United States District Judge Deborah A. Batts is the first openly gay, lesbian, or bisexual member of the federal judiciary. President Clinton appointed Judge Batts to the United States District Court for the Southern District of New York in 1994. A distinguished member of the bench, she has presided over several high-profile cases, including a lawsuit against former EPA Administrator Christine Todd Whitman, who was accused of failing to inform New Yorkers of the health risks of returning to their homes after the 9/11 attacks. In 1973, she became an associate at Cravath, Swaine & Moore. In 1979, she became an Assistant United States Attorney in the Southern District of New York in the Criminal Division. And in 1984, Judge Batts joined the faculty at Fordham University School of Law as the first black faculty member.
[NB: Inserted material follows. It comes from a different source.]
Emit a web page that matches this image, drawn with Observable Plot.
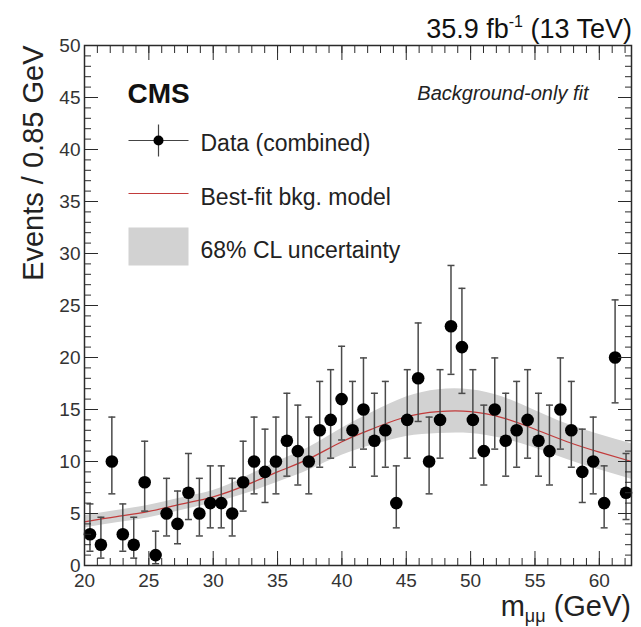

In 2001, an oil portrait of Judge Batts, commissioned by the Harvard Law School Association Gay, Lesbian, Bisexual Alumni/ae Committee, was unveiled at and presented to Harvard Law School. She is also a recipient of the William M. Tendy Award from the Robert B. Fiske, Jr. Association.

Jane Bolin

Jane Bolin was born in Poughkeepsie, New York on April 11, 1908. She was the daughter of Gaius C. Bolin, a lawyer and the first black person to graduate from Williams College. At 16, she enrolled at Wellesley College where she was one of only two black freshmen. Bolin graduated in the top 20 of her class in 1928. Although Bolin was strongly discouraged from applying to Yale Law School due to her race, she was admitted and graduated in 1931 as the first black woman to receive a law degree from Yale. She then went on to become the first black woman to join the New York City Bar Association in 1932. On July 22, 1939, Mayor of New York City, Fiorello La Guardia, appointed Bolin as a judge of the Domestic Relations Court, making Bolin the first black woman to serve as a judge in the United States. Bolin proceeded to be the only black female judge in the country for twenty years. Bolin remained a judge of the court for 40 years until her retirement at age 70. She worked to encourage racially integrated child services, ensuring that probation officers were assigned without regard to race or religion, and publicly funded childcare agencies accepted children without regard to ethnic background.